## BEGIN Data provided
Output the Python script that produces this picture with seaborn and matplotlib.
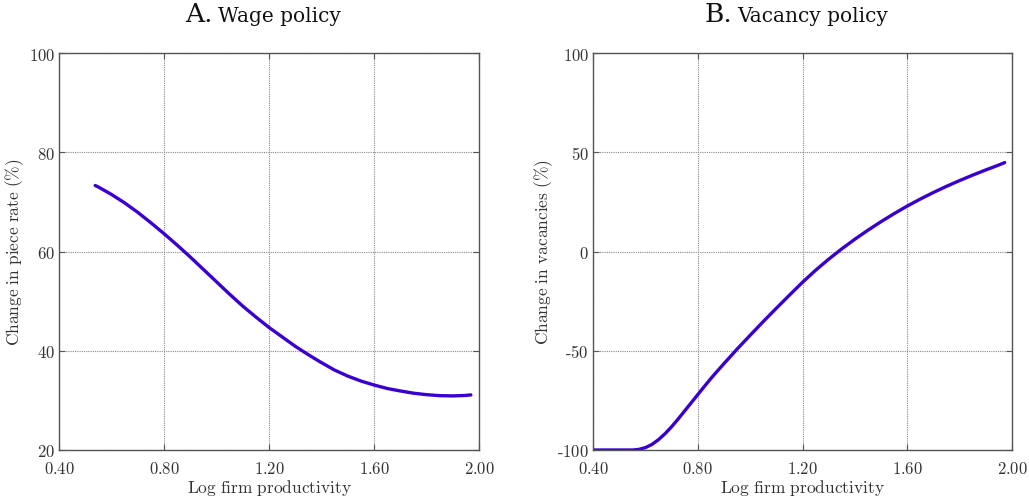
import numpy as np
import pandas as pd
import matplotlib
matplotlib.use("Agg")
import matplotlib.pyplot as plt
import seaborn as sns
from matplotlib.ticker import FixedLocator, FixedFormatter

# ---- data ----
wage_x = [0.538, 0.55, 0.60, 0.65, 0.70, 0.75, 0.80, 0.85, 0.90, 0.95, 1.00, 1.05,
          1.10, 1.15, 1.20, 1.25, 1.30, 1.35, 1.40, 1.45, 1.50, 1.55, 1.60, 1.65,
          1.70, 1.75, 1.80, 1.85, 1.90, 1.95, 1.969]
wage_y = [73.3, 73.0, 71.5, 69.8, 67.9, 65.8, 63.6, 61.3, 58.9, 56.4, 53.9, 51.4,
          49.0, 46.8, 44.7, 42.8, 40.9, 39.2, 37.6, 36.1, 34.9, 33.9, 33.1, 32.4,
          31.9, 31.45, 31.15, 30.95, 30.9, 31.0, 31.1]

vac_x = [0.40, 0.48, 0.553, 0.575, 0.60, 0.625, 0.65, 0.675, 0.70, 0.725, 0.75, 0.775,
         0.80, 0.825, 0.85, 0.875, 0.90, 0.95, 1.00, 1.05, 1.10, 1.15, 1.20, 1.25,
         1.30, 1.35, 1.40, 1.45, 1.50, 1.55, 1.60, 1.65, 1.70, 1.75, 1.80, 1.85,
         1.90, 1.95, 1.972]
vac_y = [-100.0, -100.0, -100.0, -99.7, -98.8, -97.2, -94.8, -91.8, -88.3, -84.4, -80.3, -76.2,
         -72.1, -68.0, -64.0, -60.2, -56.5, -49.2, -42.2, -35.3, -28.6, -22.0, -15.5, -9.45,
         -3.85, 1.35, 6.2, 10.75, 15.05, 19.1, 22.9, 26.45, 29.75, 32.85, 35.75, 38.5,
         41.1, 43.6, 44.8]

x_ticks = [0.40, 0.80, 1.20, 1.60, 2.00]
x_tick_labels = ["0.40", "0.80", "1.20", "1.60", "2.00"]
wage_ticks = [20, 40, 60, 80, 100]
wage_tick_labels = ["20", "40", "60", "80", "100"]
vac_ticks = [-100, -50, 0, 50, 100]
vac_tick_labels = ["-100", "-50", "0", "50", "100"]

panel_letters = ["A.", "B."]
panel_titles = ["Wage policy", "Vacancy policy"]
y_labels = ["Change in piece rate (%)", "Change in vacancies (%)"]
x_label = "Log firm productivity"


def cm(s):
    """Render plain text in Computer Modern via mathtext (hyphen kept short)."""
    s = s.replace("%", r"\%").replace(" ", r"\ ").replace("-", r"\text{-}")
    return r"$\mathrm{" + s + "}$"


sns.set_style("ticks")
plt.rcParams["font.family"] = ["DejaVu Serif"]
plt.rcParams["mathtext.fontset"] = "cm"

line_color = "#3a00d2"
spine_color = "#555555"
text_color = "#333333"

fig = plt.figure(figsize=(10.29, 5.02), dpi=100)
ax1 = fig.add_axes([0.0573, 0.1016, 0.4082, 0.7908])
ax2 = fig.add_axes([0.5763, 0.1016, 0.4072, 0.7908])

df_w = pd.DataFrame({"x": wage_x, "y": wage_y})
df_v = pd.DataFrame({"x": vac_x, "y": vac_y})

sns.lineplot(data=df_w, x="x", y="y", ax=ax1, color=line_color, linewidth=2.4, sort=False)
sns.lineplot(data=df_v, x="x", y="y", ax=ax2, color=line_color, linewidth=2.4, sort=False)

specs = [(ax1, (20, 100), wage_ticks, wage_tick_labels),
         (ax2, (-100, 100), vac_ticks, vac_tick_labels)]
for i, (ax, ylim, yt, ytl) in enumerate(specs):
    ax.set_xlim(0.40, 2.00)
    ax.set_ylim(*ylim)
    ax.xaxis.set_major_locator(FixedLocator(x_ticks))
    ax.xaxis.set_major_formatter(FixedFormatter([cm(t) for t in x_tick_labels]))
    ax.yaxis.set_major_locator(FixedLocator(yt))
    ax.yaxis.set_major_formatter(FixedFormatter([cm(t) for t in ytl]))
    ax.grid(True, linestyle=(0, (1, 1)), color="#8a8a8a", linewidth=0.8)
    ax.set_axisbelow(True)
    for s in ax.spines.values():
        s.set_visible(True)
        s.set_color(spine_color)
        s.set_linewidth(1.0)
    ax.tick_params(direction="in", length=4, width=0.8, color=spine_color,
                   top=True, right=True, labelsize=12, labelcolor=text_color)
    ax.tick_params(axis="x", pad=7)
    ax.tick_params(axis="y", pad=3)
    ax.set_xlabel(cm(x_label), fontsize=12.5, color=text_color, labelpad=0)
    ax.set_ylabel(cm(y_labels[i]), fontsize=12.5, color=text_color, labelpad=1.5)
    ax.text(0.5, 1.08, panel_letters[i], transform=ax.transAxes, ha="right",
            va="baseline", fontsize=19, family="DejaVu Serif", color="#111111")
    ax.text(0.5, 1.08, panel_titles[i], transform=ax.transAxes, ha="left",
            va="baseline", fontsize=14.5, family="DejaVu Serif", color="#111111")

# centre "A. Wage policy" as a whole (slightly left of the axes centre)
fig.canvas.draw()
r = fig.canvas.get_renderer()
gap_px = 5
for ax in (ax1, ax2):
    t_letter, t_title = ax.texts[-2], ax.texts[-1]
    w1 = t_letter.get_window_extent(r).width
    w2 = t_title.get_window_extent(r).width
    axw = ax.get_window_extent(r).width
    total = w1 + gap_px + w2
    start = axw / 2 - 6 - total / 2
    t_letter.set_x((start + w1) / axw)
    t_title.set_x((start + w1 + gap_px) / axw)

fig.savefig("out.png", dpi=100)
## END Data provided
> **Exercise requirements**:
Keep the pictures out of the copy and write out the data exactly as it stands.

> **Solved exercise**:
Output the Python script that produces this picture with seaborn and matplotlib.
import numpy as np
import pandas as pd
import matplotlib
matplotlib.use("Agg")
import matplotlib.pyplot as plt
import seaborn as sns
from matplotlib.ticker import FixedLocator, FixedFormatter

# ---- data ----
wage_x = [0.538, 0.55, 0.60, 0.65, 0.70, 0.75, 0.80, 0.85, 0.90, 0.95, 1.00, 1.05,
          1.10, 1.15, 1.20, 1.25, 1.30, 1.35, 1.40, 1.45, 1.50, 1.55, 1.60, 1.65,
          1.70, 1.75, 1.80, 1.85, 1.90, 1.95, 1.969]
wage_y = [73.3, 73.0, 71.5, 69.8, 67.9, 65.8, 63.6, 61.3, 58.9, 56.4, 53.9, 51.4,
          49.0, 46.8, 44.7, 42.8, 40.9, 39.2, 37.6, 36.1, 34.9, 33.9, 33.1, 32.4,
          31.9, 31.45, 31.15, 30.95, 30.9, 31.0, 31.1]

vac_x = [0.40, 0.48, 0.553, 0.575, 0.60, 0.625, 0.65, 0.675, 0.70, 0.725, 0.75, 0.775,
         0.80, 0.825, 0.85, 0.875, 0.90, 0.95, 1.00, 1.05, 1.10, 1.15, 1.20, 1.25,
         1.30, 1.35, 1.40, 1.45, 1.50, 1.55, 1.60, 1.65, 1.70, 1.75, 1.80, 1.85,
         1.90, 1.95, 1.972]
vac_y = [-100.0, -100.0, -100.0, -99.7, -98.8, -97.2, -94.8, -91.8, -88.3, -84.4, -80.3, -76.2,
         -72.1, -68.0, -64.0, -60.2, -56.5, -49.2, -42.2, -35.3, -28.6, -22.0, -15.5, -9.45,
         -3.85, 1.35, 6.2, 10.75, 15.05, 19.1, 22.9, 26.45, 29.75, 32.85, 35.75, 38.5,
         41.1, 43.6, 44.8]

x_ticks = [0.40, 0.80, 1.20, 1.60, 2.00]
x_tick_labels = ["0.40", "0.80", "1.20", "1.60", "2.00"]
wage_ticks = [20, 40, 60, 80, 100]
wage_tick_labels = ["20", "40", "60", "80", "100"]
vac_ticks = [-100, -50, 0, 50, 100]
vac_tick_labels = ["-100", "-50", "0", "50", "100"]

panel_letters = ["A.", "B."]
panel_titles = ["Wage policy", "Vacancy policy"]
y_labels = ["Change in piece rate (%)", "Change in vacancies (%)"]
x_label = "Log firm productivity"


def cm(s):
    """Render plain text in Computer Modern via mathtext (hyphen kept short)."""
    s = s.replace("%", r"\%").replace(" ", r"\ ").replace("-", r"\text{-}")
    return r"$\mathrm{" + s + "}$"


sns.set_style("ticks")
plt.rcParams["font.family"] = ["DejaVu Serif"]
plt.rcParams["mathtext.fontset"] = "cm"

line_color = "#3a00d2"
spine_color = "#555555"
text_color = "#333333"

fig = plt.figure(figsize=(10.29, 5.02), dpi=100)
ax1 = fig.add_axes([0.0573, 0.1016, 0.4082, 0.7908])
ax2 = fig.add_axes([0.5763, 0.1016, 0.4072, 0.7908])

df_w = pd.DataFrame({"x": wage_x, "y": wage_y})
df_v = pd.DataFrame({"x": vac_x, "y": vac_y})

sns.lineplot(data=df_w, x="x", y="y", ax=ax1, color=line_color, linewidth=2.4, sort=False)
sns.lineplot(data=df_v, x="x", y="y", ax=ax2, color=line_color, linewidth=2.4, sort=False)

specs = [(ax1, (20, 100), wage_ticks, wage_tick_labels),
         (ax2, (-100, 100), vac_ticks, vac_tick_labels)]
for i, (ax, ylim, yt, ytl) in enumerate(specs):
    ax.set_xlim(0.40, 2.00)
    ax.set_ylim(*ylim)
    ax.xaxis.set_major_locator(FixedLocator(x_ticks))
    ax.xaxis.set_major_formatter(FixedFormatter([cm(t) for t in x_tick_labels]))
    ax.yaxis.set_major_locator(FixedLocator(yt))
    ax.yaxis.set_major_formatter(FixedFormatter([cm(t) for t in ytl]))
    ax.grid(True, linestyle=(0, (1, 1)), color="#8a8a8a", linewidth=0.8)
    ax.set_axisbelow(True)
    for s in ax.spines.values():
        s.set_visible(True)
        s.set_color(spine_color)
        s.set_linewidth(1.0)
    ax.tick_params(direction="in", length=4, width=0.8, color=spine_color,
                   top=True, right=True, labelsize=12, labelcolor=text_color)
    ax.tick_params(axis="x", pad=7)
    ax.tick_params(axis="y", pad=3)
    ax.set_xlabel(cm(x_label), fontsize=12.5, color=text_color, labelpad=0)
    ax.set_ylabel(cm(y_labels[i]), fontsize=12.5, color=text_color, labelpad=1.5)
    ax.text(0.5, 1.08, panel_letters[i], transform=ax.transAxes, ha="right",
            va="baseline", fontsize=19, family="DejaVu Serif", color="#111111")
    ax.text(0.5, 1.08, panel_titles[i], transform=ax.transAxes, ha="left",
            va="baseline", fontsize=14.5, family="DejaVu Serif", color="#111111")

# centre "A. Wage policy" as a whole (slightly left of the axes centre)
fig.canvas.draw()
r = fig.canvas.get_renderer()
gap_px = 5
for ax in (ax1, ax2):
    t_letter, t_title = ax.texts[-2], ax.texts[-1]
    w1 = t_letter.get_window_extent(r).width
    w2 = t_title.get_window_extent(r).width
    axw = ax.get_window_extent(r).width
    total = w1 + gap_px + w2
    start = axw / 2 - 6 - total / 2
    t_letter.set_x((start + w1) / axw)
    t_title.set_x((start + w1 + gap_px) / axw)

fig.savefig("out.png", dpi=100)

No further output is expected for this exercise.